In other words, production code can suck because you've failed to anticipate all the non-deterministic things that may interact with your system. Or you may have poorly anticipated them...which can manifest itself in the form of bloated, overly cautious or overly permissable code that becomes too hard to reason with or debug.

But this is moving far away from the original topic of why beginning coders have such problems...sure, when they start working on production code and have to deal with the complexities of the real world, they'll have to adapt. But before they get there, they have to have faith -- at first -- then the ability to confidently reason about code, step by step, in the same way that (hopefully) they've done with math equations...I'm pretty patient when teaching most beginners...but one thing that still sets me off is when someone says, "Well, the code worked 5 minutes ago, and now it doesn't"...and instead of actually thinking through the reasons why that might be (and the reasons could be quite complex, to be honest)...they just accept that as something that just happens with programming. Or even worse, start pasting in random code that worked somewhere else...which literally makes as much sense as adding random digits to an equation to get it to "work".
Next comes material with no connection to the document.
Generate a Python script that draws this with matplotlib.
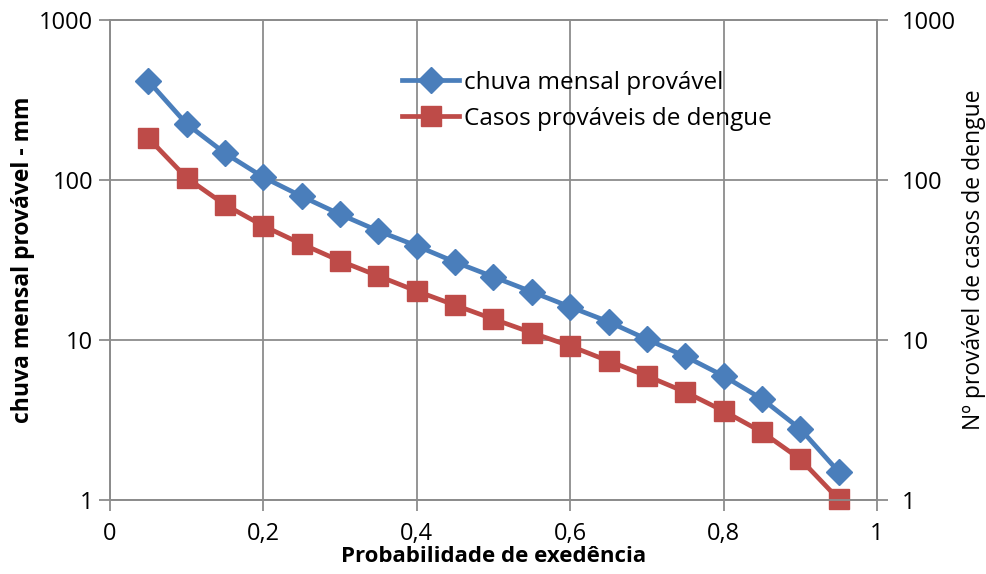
import matplotlib.pyplot as plt
from matplotlib.ticker import FixedLocator, FixedFormatter, NullLocator

# probabilidade de excedência e valores prováveis
prob = [0.05, 0.10, 0.15, 0.20, 0.25, 0.30, 0.35, 0.40, 0.45, 0.50,
        0.55, 0.60, 0.65, 0.70, 0.75, 0.80, 0.85, 0.90, 0.95]
chuva = [416, 224, 147, 104, 79, 61, 48, 38.7, 30.7, 24.8,
         20.0, 16.1, 13.0, 10.1, 7.9, 5.96, 4.28, 2.78, 1.5]
dengue = [183, 103, 70, 51.6, 39.8, 31.2, 25.1, 20.2, 16.5, 13.5,
          11.1, 9.17, 7.39, 5.96, 4.73, 3.6, 2.66, 1.8, 1.01]

x_ticks = [0, 0.2, 0.4, 0.6, 0.8, 1.0]
x_labels = ["0", "0,2", "0,4", "0,6", "0,8", "1"]
y_ticks = [1, 10, 100, 1000]
y_labels = ["1", "10", "100", "1000"]

plt.rcParams["font.family"] = ["Open Sans", "DejaVu Sans"]
grid_color = "#8c8c8c"

fig = plt.figure(figsize=(9.87, 5.74), dpi=100)
ax = fig.add_axes([0.1114, 0.1289, 0.7772, 0.8363])

ax.plot(prob, chuva, color="#4a7ebb", lw=3.4, marker="D", ms=13,
        label="chuva mensal provável", zorder=4, clip_on=False)
ax.plot(prob, dengue, color="#be4b48", lw=3.4, marker="s", ms=14,
        label="Casos prováveis de dengue", zorder=3, clip_on=False)

ax.set_yscale("log")
ax.set_xlim(0, 1)
ax.set_ylim(1, 1000)
ax.xaxis.set_major_locator(FixedLocator(x_ticks))
ax.xaxis.set_major_formatter(FixedFormatter(x_labels))
ax.yaxis.set_major_locator(FixedLocator(y_ticks))
ax.yaxis.set_major_formatter(FixedFormatter(y_labels))
ax.yaxis.set_minor_locator(NullLocator())
ax.grid(True, color=grid_color, lw=1.3)
ax.set_axisbelow(True)
for s in ax.spines.values():
    s.set_color(grid_color)
    s.set_linewidth(1.3)
ax.tick_params(axis="both", which="major", color=grid_color, width=1.3,
               length=8, labelsize=17, pad=4)
ax.tick_params(axis="x", pad=8)

ax.set_xlabel("Probabilidade de exedência", fontsize=16, fontweight="bold",
              labelpad=0)
ax.set_ylabel("chuva mensal provável - mm", fontsize=16.5, fontweight="bold",
              labelpad=3)

ax2 = ax.twinx()
ax2.set_yscale("log")
ax2.set_ylim(1, 1000)
ax2.yaxis.set_major_locator(FixedLocator(y_ticks))
ax2.yaxis.set_major_formatter(FixedFormatter(y_labels))
ax2.yaxis.set_minor_locator(NullLocator())
for s in ax2.spines.values():
    s.set_color(grid_color)
    s.set_linewidth(1.3)
ax2.tick_params(axis="y", which="major", color=grid_color, width=1.3,
                length=8, labelsize=17, pad=10)
ax2.set_ylabel("Nº provável de casos de dengue", fontsize=16.5, labelpad=4)

leg = ax.legend(loc="upper left", bbox_to_anchor=(0.368, 0.915), frameon=False,
                fontsize=17.5, handlelength=2.35, handletextpad=0.2,
                labelspacing=0.5, borderaxespad=0)

fig.savefig("out.png", dpi=100)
As someone who was a beginning, community college CS 101 coder at one time, I think focusing on the mechanical, "this code won't compile unless every i is dotted and t is crossed" way of thinking is only half the story. Getting code to compile, after about the 2nd week of class, isn't too hard. Figuring out why your code doesn't give the right result, even when it compiles and runs, is by far a harder skill for new coders to pick up.


Oh I agree, completely -- silent failures can confuse even experienced programmers. But it's very hard to get to the higher-level reasoning, i.e. does this code actually work...if you are continually tripping up on syntax. Moreover, a failure to understand the implications of the syntax can limit your ability to code.

For example, for beginners, it is not immediately evident that the two following code snippets are equivalent:

    a = "Hello world"
    b = a.lower()
    print(b)
and:

    print("Hello world".lower())
This isn't just a problem of recognizing the simple logic...but that when you're new to code, it takes more mental energy -- at first -- to pick apart the symbols and process them efficiently. And that mental energy is largely from the same reservoir that is used to process the higher-level concepts.